● **Given problem**
Omit all images, then return the remaining material exactly as it stands.

* begin *

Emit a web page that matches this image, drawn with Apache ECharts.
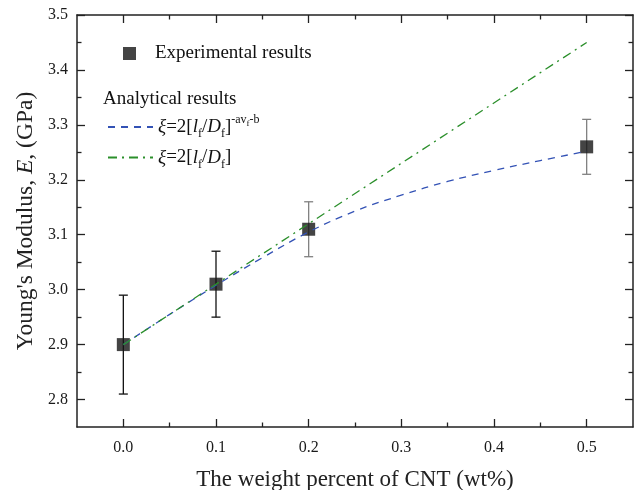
<!DOCTYPE html>
<html>
<head>
<meta charset="utf-8">
<script src="https://cdn.jsdelivr.net/npm/echarts@6/dist/echarts.min.js"></script>
<style>html,body{margin:0;padding:0;background:#fff}#c{width:638px;height:490px}</style>
</head>
<body>
<div id="c"></div>
<script>
// ---- data ----
const expX = [0, 0.1, 0.2, 0.5];
const expY = [2.90, 3.01, 3.11, 3.26];
const errLow = [2.81, 2.95, 3.06, 3.21];
const errHigh = [2.99, 3.07, 3.16, 3.31];
const errColor = ['#111111', '#111111', '#808080', '#808080'];
const blueX = [0, 0.05, 0.1, 0.15, 0.2, 0.25, 0.3, 0.35, 0.4, 0.45, 0.5];
const blueY = [2.900, 2.955, 3.008, 3.058, 3.105, 3.143, 3.172, 3.197, 3.217, 3.235, 3.252];
const greenX = [0, 0.5];
const greenY = [2.90, 3.45];
const xMajor = [0, 0.1, 0.2, 0.3, 0.4, 0.5];
const xMinor = [0.05, 0.15, 0.25, 0.35, 0.45];
const yMajor = [2.8, 2.9, 3.0, 3.1, 3.2, 3.3, 3.4, 3.5];
const yMinor = [2.85, 2.95, 3.05, 3.15, 3.25, 3.35, 3.45];
const nameExp = 'Experimental results';
const nameBlue = 'blue';
const nameGreen = 'green';

const FONT = 'Liberation Serif';
const XMIN = -0.05, XMAX = 0.55, YMIN = 2.75, YMAX = 3.5;
const AX = '#222';

function xAx(pos, vals, len, labels, line) {
  return {
    type: 'value', position: pos, min: XMIN, max: XMAX,
    axisLine: {show: line, onZero: false, lineStyle: {color: AX, width: 1.5}},
    axisTick: {show: true, inside: true, length: len, customValues: vals, lineStyle: {color: AX, width: 1.3}},
    axisLabel: labels ? {show: true, customValues: xMajor, margin: 13, fontFamily: FONT, fontSize: 16, color: '#1a1a1a',
      formatter: v => v.toFixed(1)} : {show: false},
    splitLine: {show: false}
  };
}
function yAx(pos, vals, len, labels, line) {
  return {
    type: 'value', position: pos, min: YMIN, max: YMAX,
    axisLine: {show: line, onZero: false, lineStyle: {color: AX, width: 1.5}},
    axisTick: {show: true, inside: true, length: len, customValues: vals, lineStyle: {color: AX, width: 1.3}},
    axisLabel: labels ? {show: true, customValues: yMajor, margin: 9, fontFamily: FONT, fontSize: 16, color: '#1a1a1a',
      formatter: v => v.toFixed(1)} : {show: false},
    splitLine: {show: false}
  };
}

const xAxes = [
  xAx('bottom', xMajor, 8, true, true),
  xAx('bottom', xMinor, 4.5, false, false),
  xAx('top', xMajor, 8, false, true),
  xAx('top', xMinor, 4.5, false, false)
];
xAxes[0].name = 'The weight percent of CNT (wt%)';
xAxes[0].nameLocation = 'middle';
xAxes[0].nameGap = 41;
xAxes[0].nameTextStyle = {fontFamily: FONT, fontSize: 23, color: '#222'};

const yAxes = [
  yAx('left', yMajor, 8, true, true),
  yAx('left', yMinor, 4.5, false, false),
  yAx('right', yMajor, 8, false, true),
  yAx('right', yMinor, 4.5, false, false)
];
yAxes[0].name = "Young's Modulus, {i|E}, (GPa)";
yAxes[0].nameLocation = 'middle';
yAxes[0].nameGap = 39;
yAxes[0].nameMoveOverlap = false;
yAxes[0].nameTextStyle = {fontFamily: FONT, fontSize: 23.5, color: '#222',
  rich: {i: {fontFamily: FONT, fontSize: 23.5, fontStyle: 'italic', color: '#222'}}};

const richLeg = {
  m: {fontFamily: FONT, fontSize: 19, color: '#111', lineHeight: 26, verticalAlign: 'middle'},
  i: {fontFamily: FONT, fontSize: 19, color: '#111', fontStyle: 'italic', lineHeight: 26, verticalAlign: 'middle'},
  s: {fontFamily: FONT, fontSize: 12, color: '#111', lineHeight: 13, verticalAlign: 'bottom'},
  p: {fontFamily: FONT, fontSize: 12, color: '#111', lineHeight: 13, verticalAlign: 'top'},
  pf: {fontFamily: FONT, fontSize: 9, color: '#111', lineHeight: 13, verticalAlign: 'top', padding: [5, 0, 0, 0]}
};
const legLabels = {};
legLabels[nameBlue] = '{i|ξ}{m|=2[}{i|l}{s|f}{m|/}{i|D}{s|f}{m|]}{p|-av}{pf|f}{p|-b}';
legLabels[nameGreen] = '{i|ξ}{m|=2[}{i|l}{s|f}{m|/}{i|D}{s|f}{m|]}';

const chart = echarts.init(document.getElementById('c'), null, {renderer: 'canvas'});
chart.setOption({
  animation: false,
  backgroundColor: '#fff',
  grid: {left: 77, right: 5, top: 15, bottom: 63, containLabel: false, outerBoundsMode: 'none'},
  xAxis: xAxes,
  yAxis: yAxes,
  legend: [
    {data: [nameExp], left: 118, top: 39, icon: 'rect', itemWidth: 13, itemHeight: 13,
     textStyle: {fontFamily: FONT, fontSize: 19, color: '#111', padding: [0, 0, 0, 14]}},
    {data: [nameBlue, nameGreen], orient: 'vertical', left: 102, top: 109, itemWidth: 45, itemHeight: 14, itemGap: 8,
     formatter: n => legLabels[n],
     itemStyle: {color: 'rgba(0,0,0,0)', borderWidth: 0, opacity: 0},
     textStyle: {fontFamily: FONT, fontSize: 19, color: '#111', rich: richLeg}}
  ],
  graphic: [
    {type: 'text', left: 103, top: 90, style: {text: 'Analytical results', font: '19px "Liberation Serif"', fill: '#111'}}
  ],
  series: [
    {
      type: 'custom', name: 'err', xAxisIndex: 0, yAxisIndex: 0, z: 2,
      data: expX.map((x, i) => [x, errLow[i], errHigh[i]]),
      renderItem: function (params, api) {
        const x = api.value(0), lo = api.value(1), hi = api.value(2);
        const a = api.coord([x, lo]), b = api.coord([x, hi]);
        const w = 4.5, c = errColor[params.dataIndex];
        const st = {stroke: c, lineWidth: 1.3};
        return {type: 'group', children: [
          {type: 'line', shape: {x1: a[0], y1: a[1], x2: b[0], y2: b[1]}, style: st},
          {type: 'line', shape: {x1: a[0] - w, y1: a[1], x2: a[0] + w, y2: a[1]}, style: st},
          {type: 'line', shape: {x1: b[0] - w, y1: b[1], x2: b[0] + w, y2: b[1]}, style: st}
        ]};
      }
    },
    {
      type: 'scatter', name: nameExp, xAxisIndex: 0, yAxisIndex: 0, z: 3,
      symbol: 'rect', symbolSize: 13, itemStyle: {color: '#151515'},
      data: expX.map((x, i) => [x, expY[i]])
    },
    {
      type: 'line', name: nameBlue, xAxisIndex: 0, yAxisIndex: 0, z: 4, smooth: 0.4,
      symbol: 'none', showSymbol: false,
      lineStyle: {color: '#3352b5', width: 1.3, type: [7, 6]},
      itemStyle: {color: '#3352b5'},
      data: blueX.map((x, i) => [x, blueY[i]])
    },
    {
      type: 'line', name: nameGreen, xAxisIndex: 0, yAxisIndex: 0, z: 4,
      symbol: 'none', showSymbol: false,
      lineStyle: {color: '#2b8f2b', width: 1.3, type: [9, 5, 2, 5]},
      itemStyle: {color: '#2b8f2b'},
      data: greenX.map((x, i) => [x, greenY[i]])
    }
  ]
});
</script>
</body>
</html>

* end *

● **Worked answer**
Emit a web page that matches this image, drawn with Apache ECharts.
<!DOCTYPE html>
<html>
<head>
<meta charset="utf-8">
<script src="https://cdn.jsdelivr.net/npm/echarts@6/dist/echarts.min.js"></script>
<style>html,body{margin:0;padding:0;background:#fff}#c{width:638px;height:490px}</style>
</head>
<body>
<div id="c"></div>
<script>
// ---- data ----
const expX = [0, 0.1, 0.2, 0.5];
const expY = [2.90, 3.01, 3.11, 3.26];
const errLow = [2.81, 2.95, 3.06, 3.21];
const errHigh = [2.99, 3.07, 3.16, 3.31];
const errColor = ['#111111', '#111111', '#808080', '#808080'];
const blueX = [0, 0.05, 0.1, 0.15, 0.2, 0.25, 0.3, 0.35, 0.4, 0.45, 0.5];
const blueY = [2.900, 2.955, 3.008, 3.058, 3.105, 3.143, 3.172, 3.197, 3.217, 3.235, 3.252];
const greenX = [0, 0.5];
const greenY = [2.90, 3.45];
const xMajor = [0, 0.1, 0.2, 0.3, 0.4, 0.5];
const xMinor = [0.05, 0.15, 0.25, 0.35, 0.45];
const yMajor = [2.8, 2.9, 3.0, 3.1, 3.2, 3.3, 3.4, 3.5];
const yMinor = [2.85, 2.95, 3.05, 3.15, 3.25, 3.35, 3.45];
const nameExp = 'Experimental results';
const nameBlue = 'blue';
const nameGreen = 'green';

const FONT = 'Liberation Serif';
const XMIN = -0.05, XMAX = 0.55, YMIN = 2.75, YMAX = 3.5;
const AX = '#222';

function xAx(pos, vals, len, labels, line) {
  return {
    type: 'value', position: pos, min: XMIN, max: XMAX,
    axisLine: {show: line, onZero: false, lineStyle: {color: AX, width: 1.5}},
    axisTick: {show: true, inside: true, length: len, customValues: vals, lineStyle: {color: AX, width: 1.3}},
    axisLabel: labels ? {show: true, customValues: xMajor, margin: 13, fontFamily: FONT, fontSize: 16, color: '#1a1a1a',
      formatter: v => v.toFixed(1)} : {show: false},
    splitLine: {show: false}
  };
}
function yAx(pos, vals, len, labels, line) {
  return {
    type: 'value', position: pos, min: YMIN, max: YMAX,
    axisLine: {show: line, onZero: false, lineStyle: {color: AX, width: 1.5}},
    axisTick: {show: true, inside: true, length: len, customValues: vals, lineStyle: {color: AX, width: 1.3}},
    axisLabel: labels ? {show: true, customValues: yMajor, margin: 9, fontFamily: FONT, fontSize: 16, color: '#1a1a1a',
      formatter: v => v.toFixed(1)} : {show: false},
    splitLine: {show: false}
  };
}

const xAxes = [
  xAx('bottom', xMajor, 8, true, true),
  xAx('bottom', xMinor, 4.5, false, false),
  xAx('top', xMajor, 8, false, true),
  xAx('top', xMinor, 4.5, false, false)
];
xAxes[0].name = 'The weight percent of CNT (wt%)';
xAxes[0].nameLocation = 'middle';
xAxes[0].nameGap = 41;
xAxes[0].nameTextStyle = {fontFamily: FONT, fontSize: 23, color: '#222'};

const yAxes = [
  yAx('left', yMajor, 8, true, true),
  yAx('left', yMinor, 4.5, false, false),
  yAx('right', yMajor, 8, false, true),
  yAx('right', yMinor, 4.5, false, false)
];
yAxes[0].name = "Young's Modulus, {i|E}, (GPa)";
yAxes[0].nameLocation = 'middle';
yAxes[0].nameGap = 39;
yAxes[0].nameMoveOverlap = false;
yAxes[0].nameTextStyle = {fontFamily: FONT, fontSize: 23.5, color: '#222',
  rich: {i: {fontFamily: FONT, fontSize: 23.5, fontStyle: 'italic', color: '#222'}}};

const richLeg = {
  m: {fontFamily: FONT, fontSize: 19, color: '#111', lineHeight: 26, verticalAlign: 'middle'},
  i: {fontFamily: FONT, fontSize: 19, color: '#111', fontStyle: 'italic', lineHeight: 26, verticalAlign: 'middle'},
  s: {fontFamily: FONT, fontSize: 12, color: '#111', lineHeight: 13, verticalAlign: 'bottom'},
  p: {fontFamily: FONT, fontSize: 12, color: '#111', lineHeight: 13, verticalAlign: 'top'},
  pf: {fontFamily: FONT, fontSize: 9, color: '#111', lineHeight: 13, verticalAlign: 'top', padding: [5, 0, 0, 0]}
};
const legLabels = {};
legLabels[nameBlue] = '{i|ξ}{m|=2[}{i|l}{s|f}{m|/}{i|D}{s|f}{m|]}{p|-av}{pf|f}{p|-b}';
legLabels[nameGreen] = '{i|ξ}{m|=2[}{i|l}{s|f}{m|/}{i|D}{s|f}{m|]}';

const chart = echarts.init(document.getElementById('c'), null, {renderer: 'canvas'});
chart.setOption({
  animation: false,
  backgroundColor: '#fff',
  grid: {left: 77, right: 5, top: 15, bottom: 63, containLabel: false, outerBoundsMode: 'none'},
  xAxis: xAxes,
  yAxis: yAxes,
  legend: [
    {data: [nameExp], left: 118, top: 39, icon: 'rect', itemWidth: 13, itemHeight: 13,
     textStyle: {fontFamily: FONT, fontSize: 19, color: '#111', padding: [0, 0, 0, 14]}},
    {data: [nameBlue, nameGreen], orient: 'vertical', left: 102, top: 109, itemWidth: 45, itemHeight: 14, itemGap: 8,
     formatter: n => legLabels[n],
     itemStyle: {color: 'rgba(0,0,0,0)', borderWidth: 0, opacity: 0},
     textStyle: {fontFamily: FONT, fontSize: 19, color: '#111', rich: richLeg}}
  ],
  graphic: [
    {type: 'text', left: 103, top: 90, style: {text: 'Analytical results', font: '19px "Liberation Serif"', fill: '#111'}}
  ],
  series: [
    {
      type: 'custom', name: 'err', xAxisIndex: 0, yAxisIndex: 0, z: 2,
      data: expX.map((x, i) => [x, errLow[i], errHigh[i]]),
      renderItem: function (params, api) {
        const x = api.value(0), lo = api.value(1), hi = api.value(2);
        const a = api.coord([x, lo]), b = api.coord([x, hi]);
        const w = 4.5, c = errColor[params.dataIndex];
        const st = {stroke: c, lineWidth: 1.3};
        return {type: 'group', children: [
          {type: 'line', shape: {x1: a[0], y1: a[1], x2: b[0], y2: b[1]}, style: st},
          {type: 'line', shape: {x1: a[0] - w, y1: a[1], x2: a[0] + w, y2: a[1]}, style: st},
          {type: 'line', shape: {x1: b[0] - w, y1: b[1], x2: b[0] + w, y2: b[1]}, style: st}
        ]};
      }
    },
    {
      type: 'scatter', name: nameExp, xAxisIndex: 0, yAxisIndex: 0, z: 3,
      symbol: 'rect', symbolSize: 13, itemStyle: {color: '#151515'},
      data: expX.map((x, i) => [x, expY[i]])
    },
    {
      type: 'line', name: nameBlue, xAxisIndex: 0, yAxisIndex: 0, z: 4, smooth: 0.4,
      symbol: 'none', showSymbol: false,
      lineStyle: {color: '#3352b5', width: 1.3, type: [7, 6]},
      itemStyle: {color: '#3352b5'},
      data: blueX.map((x, i) => [x, blueY[i]])
    },
    {
      type: 'line', name: nameGreen, xAxisIndex: 0, yAxisIndex: 0, z: 4,
      symbol: 'none', showSymbol: false,
      lineStyle: {color: '#2b8f2b', width: 1.3, type: [9, 5, 2, 5]},
      itemStyle: {color: '#2b8f2b'},
      data: greenX.map((x, i) => [x, greenY[i]])
    }
  ]
});
</script>
</body>
</html>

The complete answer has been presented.